**WRITTEN TASK**
Retype the whole listing, please, keeping every line exact and dropping the pictures.

### DATA SHOWN

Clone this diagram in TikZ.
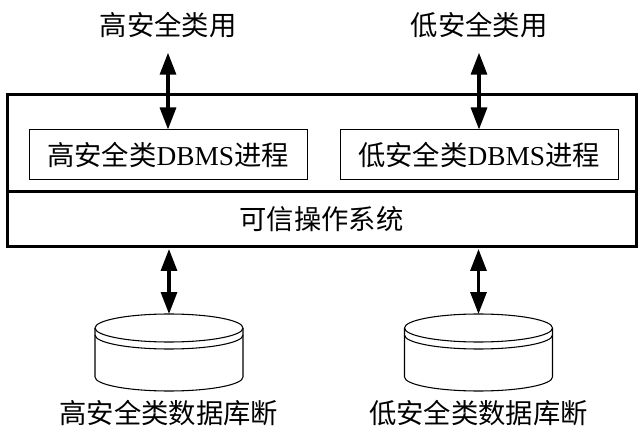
\documentclass[tikz,border=0pt]{standalone}
\usepackage{fontspec}
\setmainfont{Liberation Serif}
\newfontfamily\cjk{Noto Sans CJK SC}
\usepackage{tikz}
\usetikzlibrary{arrows.meta,positioning,calc}

\begin{document}
\begin{tikzpicture}[x=0.75pt,y=-0.75pt,
   txt/.style={font=\cjk\fontsize{20.5}{24}\selectfont,inner sep=0pt},
   layer/.style={draw,line width=2.25pt,minimum width=471.75pt,inner sep=0pt,outer sep=0pt},
   proc/.style={txt,draw,line width=0.75pt,minimum width=208.5pt,minimum height=37.5pt},
   dbslot/.style={minimum width=111pt,minimum height=57.75pt,inner sep=0pt,outer sep=0pt},
   a/.style={{Triangle[length=16.5pt,width=12pt]}-{Triangle[length=16.5pt,width=12pt]},line width=2.4pt}]
  \useasboundingbox (0,0) rectangle (643,442);
  % system box: process layer over the OS layer
  \node[layer,minimum height=72.75pt] (procLayer) at (321.5,143.5) {};
  \node[layer,txt,minimum height=41.25pt,below=0pt of procLayer] (osLayer) {可信操作系统};
  \node[proc] (hiProc) at (168,155) {高安全类{\rmfamily DBMS}进程};
  \node[proc] (loProc) at (479,155) {低安全类{\rmfamily DBMS}进程};
  \node[txt] (hiUser) at (168,25) {高安全类用};
  \node[txt] (loUser) at (479,25) {低安全类用};
  \node[dbslot] (hiDb) at (169,352.5) {};
  \node[dbslot] (loDb) at (478.5,352.5) {};
  \node[txt] (hiDbName) at (169,413) {高安全类数据库断};
  \node[txt] (loDbName) at (478.5,413) {低安全类数据库断};
  % cylinders
  \foreach \db in {hiDb,loDb}{
    \draw[line width=0.8pt] ($(\db.north)+(0,14)$) ellipse[x radius=55.5pt,y radius=10.5pt];
    \draw[line width=0.8pt] ($(\db.north west)+(0,14)$) -- ($(\db.south west)+(0,-14)$)
      arc[start angle=180,end angle=360,x radius=55.5pt,y radius=10.5pt] -- ($(\db.north east)+(0,14)$);
    \draw[line width=0.8pt] ($(\db.north west)+(0,21)$)
      arc[start angle=180,end angle=360,x radius=55.5pt,y radius=10.5pt];
  }
  \draw[a,shorten <=11pt] (hiUser.south) -- (hiProc.north);
  \draw[a,shorten <=11pt] (loUser.south) -- (loProc.north);
  \draw[a,shorten <=1.5pt] (hiDb.north |- osLayer.south) -- (hiDb.north);
  \draw[a,shorten <=1.5pt] (loDb.north |- osLayer.south) -- (loDb.north);
\end{tikzpicture}
\end{document}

######

**FINISHED TASK**
Clone this diagram in TikZ.
\documentclass[tikz,border=0pt]{standalone}
\usepackage{fontspec}
\setmainfont{Liberation Serif}
\newfontfamily\cjk{Noto Sans CJK SC}
\usepackage{tikz}
\usetikzlibrary{arrows.meta,positioning,calc}

\begin{document}
\begin{tikzpicture}[x=0.75pt,y=-0.75pt,
   txt/.style={font=\cjk\fontsize{20.5}{24}\selectfont,inner sep=0pt},
   layer/.style={draw,line width=2.25pt,minimum width=471.75pt,inner sep=0pt,outer sep=0pt},
   proc/.style={txt,draw,line width=0.75pt,minimum width=208.5pt,minimum height=37.5pt},
   dbslot/.style={minimum width=111pt,minimum height=57.75pt,inner sep=0pt,outer sep=0pt},
   a/.style={{Triangle[length=16.5pt,width=12pt]}-{Triangle[length=16.5pt,width=12pt]},line width=2.4pt}]
  \useasboundingbox (0,0) rectangle (643,442);
  % system box: process layer over the OS layer
  \node[layer,minimum height=72.75pt] (procLayer) at (321.5,143.5) {};
  \node[layer,txt,minimum height=41.25pt,below=0pt of procLayer] (osLayer) {可信操作系统};
  \node[proc] (hiProc) at (168,155) {高安全类{\rmfamily DBMS}进程};
  \node[proc] (loProc) at (479,155) {低安全类{\rmfamily DBMS}进程};
  \node[txt] (hiUser) at (168,25) {高安全类用};
  \node[txt] (loUser) at (479,25) {低安全类用};
  \node[dbslot] (hiDb) at (169,352.5) {};
  \node[dbslot] (loDb) at (478.5,352.5) {};
  \node[txt] (hiDbName) at (169,413) {高安全类数据库断};
  \node[txt] (loDbName) at (478.5,413) {低安全类数据库断};
  % cylinders
  \foreach \db in {hiDb,loDb}{
    \draw[line width=0.8pt] ($(\db.north)+(0,14)$) ellipse[x radius=55.5pt,y radius=10.5pt];
    \draw[line width=0.8pt] ($(\db.north west)+(0,14)$) -- ($(\db.south west)+(0,-14)$)
      arc[start angle=180,end angle=360,x radius=55.5pt,y radius=10.5pt] -- ($(\db.north east)+(0,14)$);
    \draw[line width=0.8pt] ($(\db.north west)+(0,21)$)
      arc[start angle=180,end angle=360,x radius=55.5pt,y radius=10.5pt];
  }
  \draw[a,shorten <=11pt] (hiUser.south) -- (hiProc.north);
  \draw[a,shorten <=11pt] (loUser.south) -- (loProc.north);
  \draw[a,shorten <=1.5pt] (hiDb.north |- osLayer.south) -- (hiDb.north);
  \draw[a,shorten <=1.5pt] (loDb.north |- osLayer.south) -- (loDb.north);
\end{tikzpicture}
\end{document}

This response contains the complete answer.